Analyst Sentiment Turns Cautious
The market's reaction to Nio's guidance was swift and severe. Financial institutions, including Bank of America Securities, promptly revised their targets downward. Bank of America adjusted its price objective to $6.70 per share, citing reduced delivery expectations for the remainder of the year. The path to profitability now appears more challenging and prolonged than previously anticipated. This growing skepticism is clearly reflected in the stock's performance, with shares declining over 21% during the past month amid a pronounced downward trend.
Should investors sell immediately? Or is it worth buying Nio?
Fourth-Quarter Guidance Disappoints
The primary catalyst for the negative sentiment is Nio's forecast for the fourth quarter of 2025. The company anticipates revenue in the range of 32.76 billion to 34.04 billion RMB. While this figure might appear substantial at first glance, it falls meaningfully short of market expectations. During a period that typically represents a high-demand season, this projection indicates noticeable weakness in consumer demand, creating a significant confidence gap between the company's targets and market reality.
Operational Improvements Overshadowed by Future Concerns
Despite the gloomy forecast, Nio's recent quarterly report contained some positive developments.

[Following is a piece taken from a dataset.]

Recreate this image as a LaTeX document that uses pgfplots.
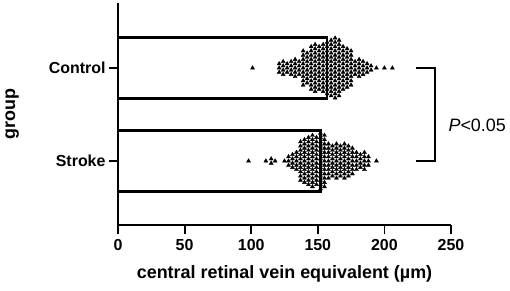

The company managed to narrow its net loss to 3.7 billion RMB in the third quarter, showing clear improvement compared to the previous quarter. However, financial markets are forward-looking, and current concerns are outweighing past operational gains. The market is unequivocally prioritizing the revenue warning over historical margin improvements, causing the positive developments to be largely overlooked.
Attention now turns to December and the management's ability to execute. The critical question remains whether Nio can achieve even its reduced targets. Any further shortfall could decisively undermine an already fragile investor sentiment.